- [THE REQUEST]
Write the material out again in full, word for word. Do not include the pictures.

- [SUPPLIED MATERIAL]
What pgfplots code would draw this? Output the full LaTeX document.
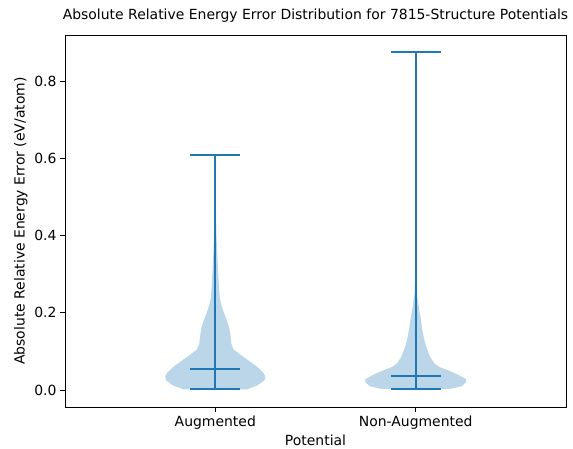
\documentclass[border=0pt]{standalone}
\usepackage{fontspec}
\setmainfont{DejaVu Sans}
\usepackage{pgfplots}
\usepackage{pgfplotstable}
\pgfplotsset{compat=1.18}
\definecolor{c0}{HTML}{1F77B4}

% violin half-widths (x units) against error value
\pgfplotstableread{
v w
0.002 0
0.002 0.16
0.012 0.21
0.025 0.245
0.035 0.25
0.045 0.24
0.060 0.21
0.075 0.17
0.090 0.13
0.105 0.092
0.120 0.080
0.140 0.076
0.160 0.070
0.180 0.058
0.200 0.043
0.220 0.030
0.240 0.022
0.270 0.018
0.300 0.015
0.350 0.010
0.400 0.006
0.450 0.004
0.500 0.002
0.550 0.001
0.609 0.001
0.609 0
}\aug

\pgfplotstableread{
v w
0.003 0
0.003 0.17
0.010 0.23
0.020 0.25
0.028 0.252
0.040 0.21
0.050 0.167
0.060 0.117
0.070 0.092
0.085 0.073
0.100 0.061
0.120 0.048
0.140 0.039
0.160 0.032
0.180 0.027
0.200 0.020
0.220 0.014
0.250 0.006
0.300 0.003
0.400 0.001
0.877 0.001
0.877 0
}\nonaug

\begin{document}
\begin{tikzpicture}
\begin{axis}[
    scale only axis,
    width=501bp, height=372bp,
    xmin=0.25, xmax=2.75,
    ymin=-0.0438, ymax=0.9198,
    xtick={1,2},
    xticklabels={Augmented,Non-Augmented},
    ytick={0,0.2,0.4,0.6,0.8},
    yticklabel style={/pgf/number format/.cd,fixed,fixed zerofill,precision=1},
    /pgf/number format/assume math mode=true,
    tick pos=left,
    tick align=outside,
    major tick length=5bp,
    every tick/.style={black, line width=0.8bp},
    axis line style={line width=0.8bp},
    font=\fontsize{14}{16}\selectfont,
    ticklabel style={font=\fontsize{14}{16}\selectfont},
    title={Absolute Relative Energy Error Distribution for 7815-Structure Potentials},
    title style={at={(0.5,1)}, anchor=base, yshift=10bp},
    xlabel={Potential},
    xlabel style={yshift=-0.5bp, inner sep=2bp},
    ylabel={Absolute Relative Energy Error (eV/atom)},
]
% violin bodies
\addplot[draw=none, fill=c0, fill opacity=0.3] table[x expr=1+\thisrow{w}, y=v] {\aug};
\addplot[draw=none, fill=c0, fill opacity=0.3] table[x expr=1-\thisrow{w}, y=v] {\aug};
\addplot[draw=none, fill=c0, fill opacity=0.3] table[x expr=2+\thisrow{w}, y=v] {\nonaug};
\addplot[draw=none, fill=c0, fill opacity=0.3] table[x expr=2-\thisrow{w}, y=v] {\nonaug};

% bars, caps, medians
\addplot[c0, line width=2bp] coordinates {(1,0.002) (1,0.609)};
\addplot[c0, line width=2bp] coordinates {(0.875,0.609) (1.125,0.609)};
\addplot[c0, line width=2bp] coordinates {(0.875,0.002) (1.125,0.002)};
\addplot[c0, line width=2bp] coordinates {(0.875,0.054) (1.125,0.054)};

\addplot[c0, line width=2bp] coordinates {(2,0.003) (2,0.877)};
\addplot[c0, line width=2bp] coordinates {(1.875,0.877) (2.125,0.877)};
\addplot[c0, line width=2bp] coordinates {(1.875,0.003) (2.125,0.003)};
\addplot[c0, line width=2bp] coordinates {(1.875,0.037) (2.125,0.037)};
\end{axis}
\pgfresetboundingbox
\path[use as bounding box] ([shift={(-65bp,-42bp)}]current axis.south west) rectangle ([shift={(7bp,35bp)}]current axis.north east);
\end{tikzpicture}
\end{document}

- [RESULT BELOW]
What pgfplots code would draw this? Output the full LaTeX document.
\documentclass[border=0pt]{standalone}
\usepackage{fontspec}
\setmainfont{DejaVu Sans}
\usepackage{pgfplots}
\usepackage{pgfplotstable}
\pgfplotsset{compat=1.18}
\definecolor{c0}{HTML}{1F77B4}

% violin half-widths (x units) against error value
\pgfplotstableread{
v w
0.002 0
0.002 0.16
0.012 0.21
0.025 0.245
0.035 0.25
0.045 0.24
0.060 0.21
0.075 0.17
0.090 0.13
0.105 0.092
0.120 0.080
0.140 0.076
0.160 0.070
0.180 0.058
0.200 0.043
0.220 0.030
0.240 0.022
0.270 0.018
0.300 0.015
0.350 0.010
0.400 0.006
0.450 0.004
0.500 0.002
0.550 0.001
0.609 0.001
0.609 0
}\aug

\pgfplotstableread{
v w
0.003 0
0.003 0.17
0.010 0.23
0.020 0.25
0.028 0.252
0.040 0.21
0.050 0.167
0.060 0.117
0.070 0.092
0.085 0.073
0.100 0.061
0.120 0.048
0.140 0.039
0.160 0.032
0.180 0.027
0.200 0.020
0.220 0.014
0.250 0.006
0.300 0.003
0.400 0.001
0.877 0.001
0.877 0
}\nonaug

\begin{document}
\begin{tikzpicture}
\begin{axis}[
    scale only axis,
    width=501bp, height=372bp,
    xmin=0.25, xmax=2.75,
    ymin=-0.0438, ymax=0.9198,
    xtick={1,2},
    xticklabels={Augmented,Non-Augmented},
    ytick={0,0.2,0.4,0.6,0.8},
    yticklabel style={/pgf/number format/.cd,fixed,fixed zerofill,precision=1},
    /pgf/number format/assume math mode=true,
    tick pos=left,
    tick align=outside,
    major tick length=5bp,
    every tick/.style={black, line width=0.8bp},
    axis line style={line width=0.8bp},
    font=\fontsize{14}{16}\selectfont,
    ticklabel style={font=\fontsize{14}{16}\selectfont},
    title={Absolute Relative Energy Error Distribution for 7815-Structure Potentials},
    title style={at={(0.5,1)}, anchor=base, yshift=10bp},
    xlabel={Potential},
    xlabel style={yshift=-0.5bp, inner sep=2bp},
    ylabel={Absolute Relative Energy Error (eV/atom)},
]
% violin bodies
\addplot[draw=none, fill=c0, fill opacity=0.3] table[x expr=1+\thisrow{w}, y=v] {\aug};
\addplot[draw=none, fill=c0, fill opacity=0.3] table[x expr=1-\thisrow{w}, y=v] {\aug};
\addplot[draw=none, fill=c0, fill opacity=0.3] table[x expr=2+\thisrow{w}, y=v] {\nonaug};
\addplot[draw=none, fill=c0, fill opacity=0.3] table[x expr=2-\thisrow{w}, y=v] {\nonaug};

% bars, caps, medians
\addplot[c0, line width=2bp] coordinates {(1,0.002) (1,0.609)};
\addplot[c0, line width=2bp] coordinates {(0.875,0.609) (1.125,0.609)};
\addplot[c0, line width=2bp] coordinates {(0.875,0.002) (1.125,0.002)};
\addplot[c0, line width=2bp] coordinates {(0.875,0.054) (1.125,0.054)};

\addplot[c0, line width=2bp] coordinates {(2,0.003) (2,0.877)};
\addplot[c0, line width=2bp] coordinates {(1.875,0.877) (2.125,0.877)};
\addplot[c0, line width=2bp] coordinates {(1.875,0.003) (2.125,0.003)};
\addplot[c0, line width=2bp] coordinates {(1.875,0.037) (2.125,0.037)};
\end{axis}
\pgfresetboundingbox
\path[use as bounding box] ([shift={(-65bp,-42bp)}]current axis.south west) rectangle ([shift={(7bp,35bp)}]current axis.north east);
\end{tikzpicture}
\end{document}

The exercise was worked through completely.